At the National Drug Law Enforcement Agency (NDLEA) Command in Adamawa, officials insist their services are open to everyone without discrimination.

Mrs. Ibraham Nachafia, the Head of Media and Advocacy for the NDLEA Adamawa State Command, said during an interview, “Our rehabilitation centre is open to all. There is no discrimination. Anyone including persons with disabilities can access treatment.”

While the official position suggests inclusiveness, disability advocates call it “tokenistic.” They argue that equal access on paper does not translate to tailored support in practice. True rehabilitation for PWDs requires specialized counselling that understands their unique traumas, physically accessible facilities, and significantly stronger community engagement to prevent relapse.

A Call for More Inclusive Action

Advocates are now urging the Nigerian government and drug-control agencies to build a response framework that recognizes PWDs as a vulnerable group in need of targeted support.

The advocate Goodness Fedrick warns that until rehabilitation and prevention programmes reflect the realities faced by people with disabilities, Nigeria’s battle against drug abuse will remain incomplete.

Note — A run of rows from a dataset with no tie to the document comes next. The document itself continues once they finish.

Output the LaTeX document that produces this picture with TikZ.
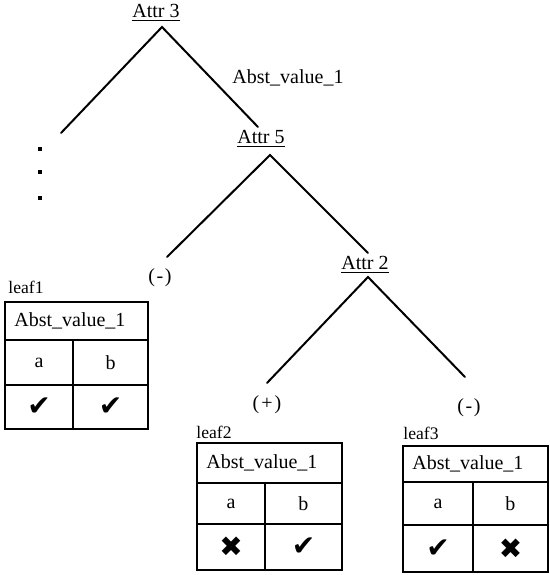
\documentclass[tikz,border=0pt]{standalone}
\usepackage{fontspec}
\setmainfont{Liberation Serif}
\newfontfamily\symfont{DejaVu Sans}
\begin{document}
\begin{tikzpicture}[x=0.5pt,y=-0.5pt,
  branch/.style={line width=1pt,line cap=round},
  cell/.style={line width=0.75pt},
  txt/.style={inner sep=0pt,font=\fontsize{10}{12}\selectfont},
  attr/.style={txt},
  leaflabel/.style={inner sep=0pt,font=\fontsize{8.8}{10}\selectfont},
  tick/.style={inner sep=0pt,font=\symfont\fontsize{14}{16}\selectfont},
  dot/.style={fill=black,inner sep=0pt,minimum size=2pt}]
\useasboundingbox (0,0) rectangle (550,575);

% decision nodes
\node[attr] (attr3) at (156,13) {\underline{Attr 3}};
\node[attr] (attr5) at (261,139) {\underline{Attr 5}};
\node[attr] (attr2) at (365,265) {\underline{Attr 2}};

% branch end points
\coordinate (a3top) at (162,27);
\coordinate (a3left) at (61,133);
\coordinate (a3right) at (258,127);
\coordinate (a5top) at (270,155);
\coordinate (a5left) at (167,257);
\coordinate (a5right) at (368,253);
\coordinate (a2top) at (368,277);
\coordinate (a2left) at (267,383);
\coordinate (a2right) at (465,377);

\draw[branch] (a3left) -- (a3top) -- (a3right);
\draw[branch] (a5left) -- (a5top) -- (a5right);
\draw[branch] (a2left) -- (a2top) -- (a2right);

% branch label
\node[txt] (lbl) at (288,78) {Abst\_value\_1};

% elided subtree
\node[dot] (d1) at (40,149) {};
\node[dot] (d2) at (40,172) {};
\node[dot] (d3) at (40,198) {};

% class labels
\node[txt] (c1) at (160,278) {(\kern0.8pt-\kern0.8pt)};
\node[txt] (c2) at (267,405) {(\kern1pt+\kern1pt)};
\node[txt] (c3) at (469,408) {(\kern0.8pt-\kern0.8pt)};

% leaf tables: name, left, right, middle, top, row1, row2, bottom
\newcommand\leafbox[8]{%
  \draw[cell] (#2,#5) rectangle (#3,#8);
  \draw[cell] (#2,#6) -- (#3,#6) (#2,#7) -- (#3,#7) (#4,#6) -- (#4,#8);
  \node[txt,anchor=west] (#1h) at ({#2+9},{(#5+#6)/2}) {Abst\_value\_1};
  \node[txt] (#1a) at ({(#2+#4)/2},{(#6+#7)/2}) {a};
  \node[txt] (#1b) at ({(#4+#3)/2},{(#6+#7)/2}) {b};
  \coordinate (#1ma) at ({(#2+#4)/2},{(#7+#8)/2});
  \coordinate (#1mb) at ({(#4+#3)/2},{(#7+#8)/2});
}
\leafbox{l1}{5}{148}{73}{302}{340}{385}{429}
\leafbox{l2}{197}{342}{265}{443}{483}{524}{570}
\leafbox{l3}{403}{548}{473}{446}{482}{525}{572}

\node[leaflabel,anchor=west] (leaf1) at (8,287) {leaf1};
\node[leaflabel,anchor=west] (leaf2) at (196,432) {leaf2};
\node[leaflabel,anchor=west] (leaf3) at (403,433) {leaf3};

\node[tick] (m1a) at (l1ma) {✔};
\node[tick] (m1b) at (l1mb) {✔};
\node[tick] (m2a) at (l2ma) {✖};
\node[tick] (m2b) at (l2mb) {✔};
\node[tick] (m3a) at (l3ma) {✔};
\node[tick] (m3b) at (l3mb) {✖};
\end{tikzpicture}
\end{document}
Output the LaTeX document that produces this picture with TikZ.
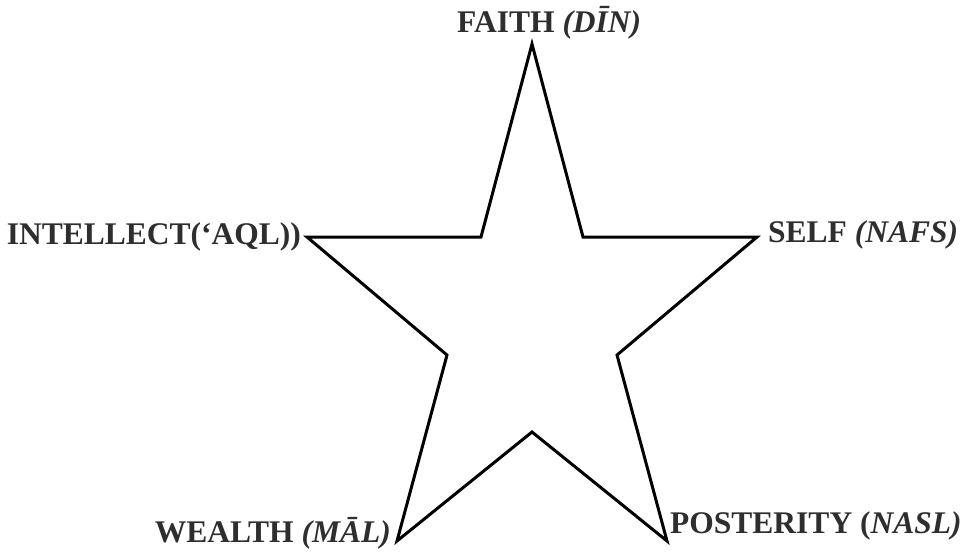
\documentclass[tikz,border=0pt]{standalone}
\usepackage{fontspec}
\setmainfont{Liberation Serif}
\definecolor{linec}{HTML}{000000}
\definecolor{textc}{HTML}{2E2E2E}
\usepackage{tikz}
\usetikzlibrary{positioning,calc}
\tikzset{
  star/.style={draw=linec,line width=3pt,line join=miter,miter limit=10},
  lbl/.style={font=\fontsize{31.5}{33}\selectfont\bfseries,text=textc,inner sep=0pt},
}
\begin{document}
\begin{tikzpicture}[x=1pt,y=-1pt]
  \useasboundingbox (0,0) rectangle (963,554);
  % star points
  \coordinate (top) at (532,44);
  \coordinate (in1) at (583,237);
  \coordinate (rtip) at (757,237);
  \coordinate (in2) at (617,355);
  \coordinate (brtip) at (667,541);
  \coordinate (in3) at (532,432);
  \coordinate (bltip) at (397,541);
  \coordinate (in4) at (447,355);
  \coordinate (ltip) at (307,237);
  \coordinate (in5) at (481,237);
  \draw[star] (top) -- (in1) -- (rtip) -- (in2) -- (brtip) -- (in3)
    -- (bltip) -- (in4) -- (ltip) -- (in5) -- cycle;
  % labels
  \node[lbl,anchor=base west] (faith) at ($(top)+(-75,-12)$) {FAITH \textit{(DĪN)}};
  \node[lbl,anchor=base east] (intellect) at ($(ltip)+(-6,7)$) {INTELLECT(‘AQL))};
  \node[lbl,anchor=base west] (self) at ($(rtip)+(11,5)$) {SELF \textit{(NAFS)}};
  \node[lbl,anchor=base east] (wealth) at ($(bltip)+(-6,1)$) {WEALTH \textit{(MĀL)}};
  \node[lbl,anchor=base west] (posterity) at ($(brtip)+(3,-8)$) {POSTERITY (\textit{NASL)}};
\end{tikzpicture}
\end{document}
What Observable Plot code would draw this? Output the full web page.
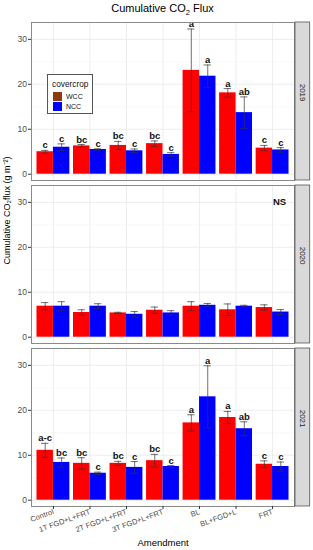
<!DOCTYPE html>
<html>
<head>
<meta charset="utf-8">
<script src="https://cdn.jsdelivr.net/npm/d3@7"></script>
<script src="https://cdn.jsdelivr.net/npm/@observablehq/plot@0.6"></script>
<style>
  html, body { margin: 0; padding: 0; background: #fff; }
  #wrap { position: relative; width: 313px; height: 550px; font-family: "Liberation Sans", Arial, sans-serif; }
  #title { position: absolute; top: 2px; left: 31px; width: 263px; text-align: center; font-size: 11px; color: #000; }
  #title sub { font-size: 7.5px; }
  #legend { position: absolute; left: 47px; top: 74px; width: 46px; height: 40px; border: 1px solid #555; background: #fff; box-sizing: border-box; }
  #legend .t { position: absolute; left: 4px; top: 4px; font-size: 8.3px; color: #111; }
  #legend .sw { position: absolute; left: 5px; width: 9px; height: 9px; }
  #legend .lb { position: absolute; left: 18px; font-size: 7px; color: #111; }
  [aria-label="y-axis tick label"] { fill: #4d4d4d; }
  [aria-label="x-axis tick label"] { fill: #4d4d4d; }
</style>
</head>
<body>
<div id="wrap">
  <div id="chart"></div>
  <div id="title">Cumulative CO<sub>2</sub> Flux</div>
  <div id="legend">
    <div class="t">covercrop</div>
    <div class="sw" style="top:17px;background:#8b3a12"></div>
    <div class="lb" style="top:17.5px">WCC</div>
    <div class="sw" style="top:27px;background:#0000ff"></div>
    <div class="lb" style="top:27.5px">NCC</div>
  </div>
</div>
<script>
const amendments = ["Control", "1T FGD+L+FRT", "2T FGD+L+FRT", "3T FGD+L+FRT", "BL", "BL+FGD+L", "FRT"];
const years = ["2019", "2020", "2021"];
const covercrops = ["WCC", "NCC"];
const ccColors = ["#ff0000", "#0000ff"];
const yTicks = [0, 10, 20, 30];
const yMinor = [5, 15, 25];

const wcc2019 = [5.0, 6.3, 6.4, 6.8, 23.1, 18.1, 5.8];
const wcc2019Se = [0.3, 0.3, 0.9, 0.6, 9.2, 0.95, 0.6];
const wcc2019Letters = ["c", "bc", "bc", "bc", "a", "a", "c"];
const ncc2019 = [6.0, 5.5, 5.2, 4.4, 21.8, 13.7, 5.4];
const ncc2019Se = [0.75, 0.15, 0.4, 0.4, 2.5, 3.5, 0.5];
const ncc2019Letters = ["c", "c", "c", "c", "a", "ab", "c"];

const wcc2020 = [6.9, 5.5, 5.4, 6.0, 6.9, 6.1, 6.6];
const wcc2020Se = [0.8, 0.6, 0.15, 0.7, 1.0, 1.3, 0.6];
const ncc2020 = [6.9, 6.9, 5.1, 5.4, 7.1, 6.9, 5.6];
const ncc2020Se = [1.0, 0.55, 0.6, 0.5, 0.4, 0.2, 0.55];

const wcc2021 = [11.1, 8.2, 8.2, 8.8, 17.2, 18.4, 8.0];
const wcc2021Se = [1.55, 1.25, 0.45, 1.4, 1.8, 1.35, 0.75];
const wcc2021Letters = ["a-c", "bc", "bc", "bc", "a", "a", "c"];
const ncc2021 = [8.4, 6.0, 7.3, 7.5, 23.0, 15.9, 7.5];
const ncc2021Se = [1.0, 0.25, 1.3, 0.2, 6.9, 1.55, 1.0];
const ncc2021Letters = ["bc", "c", "c", "c", "a", "ab", "c"];

const dodge = 0.45;
const rows = [];
function add(year, ccIndex, means, ses, letters) {
  means.forEach((m, i) => {
    const x1 = i + (ccIndex === 0 ? -dodge : 0);
    rows.push({
      year, cc: covercrops[ccIndex], color: ccColors[ccIndex], i,
      amendment: amendments[i], mean: m, se: ses[i],
      lo: m - ses[i], hi: m + ses[i],
      letter: letters ? letters[i] : "",
      x1, x2: x1 + dodge, xc: x1 + dodge / 2
    });
  });
}
add("2019", 0, wcc2019, wcc2019Se, wcc2019Letters);
add("2019", 1, ncc2019, ncc2019Se, ncc2019Letters);
add("2020", 0, wcc2020, wcc2020Se, null);
add("2020", 1, ncc2020, ncc2020Se, null);
add("2021", 0, wcc2021, wcc2021Se, wcc2021Letters);
add("2021", 1, ncc2021, ncc2021Se, ncc2021Letters);

const yearRows = years.map(y => ({year: y}));
const cap = 0.1;

const chart = Plot.plot({
  width: 313,
  height: 550,
  marginLeft: 31,
  marginRight: 19,
  marginTop: 22,
  marginBottom: 44,
  style: {fontFamily: "'Liberation Sans', Arial, sans-serif", background: "#fff", overflow: "visible"},
  x: {domain: [-0.6, 6.6], axis: null},
  y: {domain: [-1.4, 33.75], axis: null},
  fy: {domain: years, axis: null, paddingInner: 0.031, paddingOuter: 0},
  color: {type: "identity"},
  marks: [
    Plot.ruleY(yMinor, {stroke: "#f2f2f2", strokeWidth: 0.5}),
    Plot.ruleY(yTicks, {stroke: "#e8e8e8", strokeWidth: 0.8}),
    Plot.ruleX(d3.range(amendments.length), {stroke: "#e8e8e8", strokeWidth: 0.8}),
    Plot.rect(rows, {fy: "year", x1: "x1", x2: "x2", y1: 0, y2: "mean", fill: "color"}),
    Plot.ruleX(rows, {fy: "year", x: "xc", y1: "lo", y2: "hi", stroke: "#333", strokeWidth: 0.7}),
    Plot.ruleY(rows, {fy: "year", y: "hi", x1: d => d.xc - cap, x2: d => d.xc + cap, stroke: "#333", strokeWidth: 0.7}),
    Plot.ruleY(rows, {fy: "year", y: "lo", x1: d => d.xc - cap, x2: d => d.xc + cap, stroke: "#333", strokeWidth: 0.7}),
    Plot.text(rows.filter(d => d.letter), {fy: "year", x: "xc", y: "hi", text: "letter", dy: -2, lineAnchor: "bottom", fontWeight: "bold", fontSize: 9.5, fill: "#111"}),
    Plot.text(yearRows.filter(d => d.year === "2020"), {fy: "year", frameAnchor: "top-right", dx: -15, dy: 16, text: () => "NS", fontWeight: "bold", fontSize: 9.5, fill: "#111", textAnchor: "middle", lineAnchor: "middle"}),
    Plot.frame({stroke: "#8a8a8a", strokeWidth: 1}),
    Plot.rect(yearRows, {fy: "year", x1: 6.627, x2: 7.03, y1: -1.4, y2: 33.75, fill: "#d9d9d9", stroke: "#555", strokeWidth: 0.8}),
    Plot.text(yearRows, {fy: "year", frameAnchor: "right", dx: 8.5, rotate: 90, text: "year", fontSize: 8, fill: "#1a1a1a"}),
    Plot.axisY({ticks: yTicks, tickSize: 3, tickPadding: 1.5, fontSize: 8.5, label: null, stroke: "#333"}),
    Plot.axisX({ticks: d3.range(amendments.length), tickFormat: i => amendments[i], tickRotate: -20, tickSize: 3, tickPadding: 2, fontSize: 7.5, label: null, stroke: "#333"}),
    Plot.text(yearRows.filter(d => d.year === "2020"), {fy: "year", frameAnchor: "left", dx: -24, rotate: -90, text: () => "Cumulative CO\u2082flux (g m\u207B\u00B2)", fontSize: 9, fill: "#000"}),
    Plot.text(yearRows.filter(d => d.year === "2021"), {fy: "year", frameAnchor: "bottom", dy: 36, text: () => "Amendment", fontSize: 9.5, fill: "#000", lineAnchor: "middle"})
  ]
});
document.getElementById("chart").appendChild(chart);
</script>
</body>
</html>
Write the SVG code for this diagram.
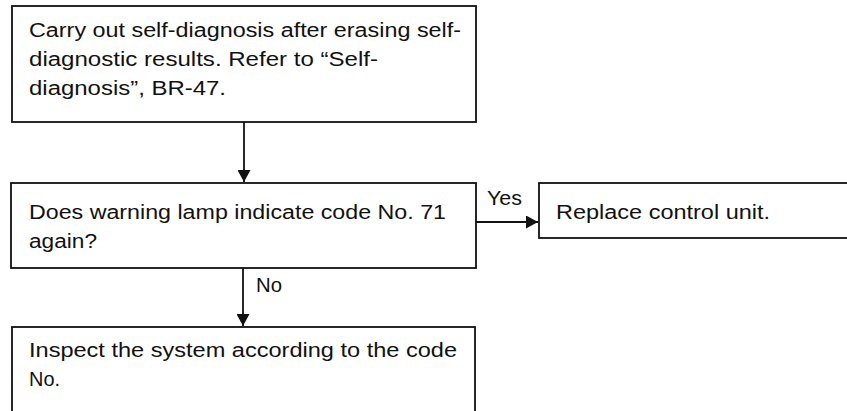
<svg xmlns="http://www.w3.org/2000/svg" width="847" height="411" viewBox="0 0 847 411">
<style>
.box{fill:#fff;stroke:#111;stroke-width:1.8}
.t{font-family:"Liberation Sans",Arial,sans-serif;font-size:20px;fill:#111}
.c{stroke:#111;stroke-width:1.8;fill:none}
</style>
<defs>
<marker id="ah" viewBox="0 0 12 13" refX="12" refY="6.5" markerWidth="12" markerHeight="13" markerUnits="userSpaceOnUse" orient="auto">
<path d="M0,0 L12,6.5 L0,13 Z" fill="#111"/>
</marker>
</defs>
<rect width="847" height="411" fill="#fff"/>
<g id="n1">
<rect class="box" x="12" y="6" width="464" height="116"/>
<text class="t" x="29" y="37" textLength="432" lengthAdjust="spacingAndGlyphs">Carry out self-diagnosis after erasing self-</text>
<text class="t" x="29" y="66" textLength="349" lengthAdjust="spacingAndGlyphs">diagnostic results. Refer to “Self-</text>
<text class="t" x="29" y="95" textLength="197" lengthAdjust="spacingAndGlyphs">diagnosis”, BR-47.</text>
</g>
<g id="n2">
<rect class="box" x="11" y="183" width="465" height="85"/>
<text class="t" x="29" y="219" textLength="417" lengthAdjust="spacingAndGlyphs">Does warning lamp indicate code No. 71</text>
<text class="t" x="29" y="248" textLength="68" lengthAdjust="spacingAndGlyphs">again?</text>
</g>
<g id="n3">
<rect class="box" x="539" y="183" width="320" height="55"/>
<text class="t" x="556" y="219" textLength="214" lengthAdjust="spacingAndGlyphs">Replace control unit.</text>
</g>
<g id="n4">
<rect class="box" x="12" y="327" width="463" height="100"/>
<text class="t" x="29" y="357" textLength="428" lengthAdjust="spacingAndGlyphs">Inspect the system according to the code</text>
<text class="t" x="29" y="386" textLength="31" lengthAdjust="spacingAndGlyphs">No.</text>
</g>
<g id="connectors">
<line class="c" x1="244" y1="122" x2="244" y2="182" marker-end="url(#ah)"/>
<line class="c" x1="476" y1="222" x2="538" y2="222" marker-end="url(#ah)"/>
<line class="c" x1="243" y1="268" x2="243" y2="326" marker-end="url(#ah)"/>
<text class="t" x="487" y="205" textLength="35" lengthAdjust="spacingAndGlyphs">Yes</text>
<text class="t" x="256" y="292" textLength="26" lengthAdjust="spacingAndGlyphs">No</text>
</g>
</svg>
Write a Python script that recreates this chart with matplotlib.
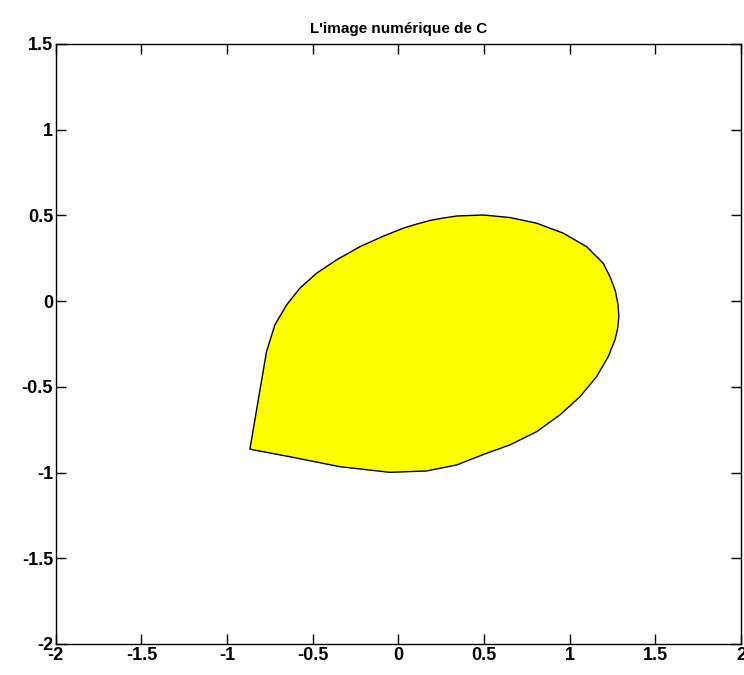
import matplotlib.pyplot as plt

# boundary of the region (counter-clockwise from the left corner)
xs = [-0.867, -0.634, -0.342, -0.050, 0.165, 0.340, 0.515, 0.651, 0.807, 0.943,
      1.060, 1.157, 1.225, 1.264, 1.280, 1.287, 1.282, 1.266, 1.236, 1.196,
      1.099, 0.962, 0.807, 0.651, 0.495, 0.340, 0.261, 0.184, 0.100, 0.028,
      -0.089, -0.225, -0.361, -0.478, -0.575, -0.653, -0.721, -0.770]
ys = [-0.864, -0.908, -0.966, -0.999, -0.991, -0.956, -0.888, -0.839, -0.762, -0.664,
      -0.558, -0.441, -0.324, -0.227, -0.160, -0.090, -0.020, 0.060, 0.140, 0.220,
      0.317, 0.396, 0.454, 0.487, 0.502, 0.496, 0.484, 0.470, 0.447, 0.425,
      0.378, 0.317, 0.240, 0.162, 0.075, -0.023, -0.139, -0.295]

xticks = [-2, -1.5, -1, -0.5, 0, 0.5, 1, 1.5, 2]
yticks = [-2, -1.5, -1, -0.5, 0, 0.5, 1, 1.5]

plt.rcParams['font.family'] = ['Liberation Sans', 'DejaVu Sans']

fig = plt.figure(figsize=(7.44, 6.75), dpi=100)
ax = fig.add_axes([0.075, 0.046, 0.921, 0.889])

ax.fill(xs, ys, facecolor='#ffff00', edgecolor='black', linewidth=1.0)

ax.set_xlim(-2, 2)
ax.set_ylim(-2, 1.5)
ax.set_xticks(xticks)
ax.set_yticks(yticks)
ax.set_xticklabels(['-2', '-1.5', '-1', '-0.5', '0', '0.5', '1', '1.5', '2'],
                   fontsize=13, fontweight='bold')
ax.set_yticklabels(['-2', '-1.5', '-1', '-0.5', '0', '0.5', '1', '1.5'],
                   fontsize=13, fontweight='bold')
ax.tick_params(direction='in', top=True, right=True, length=7, width=1, pad=2)
for s in ax.spines.values():
    s.set_linewidth(1)

ax.set_title("L'image numérique de C", fontsize=11, fontweight='bold', pad=8)

fig.savefig('out.png', dpi=100)
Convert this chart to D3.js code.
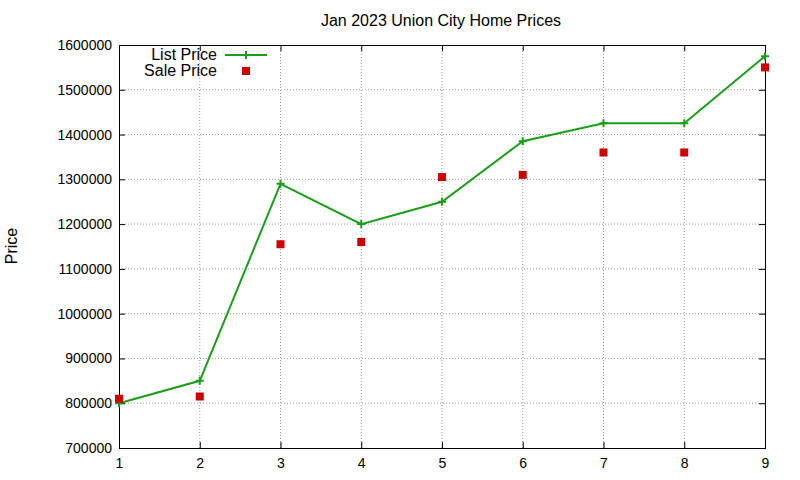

For people like Aliyu Hammawa, who managed to recover without structured support, the message is clear: many others may not be as fortunate.

This story highlights the urgent need for inclusive, data-driven, and community-supported approaches in Nigeria’s fight against drug addiction. Until the nation sees and serves this ‘hidden crisis,’ its overall battle against addiction will continue to be fought with one hand tied behind its back.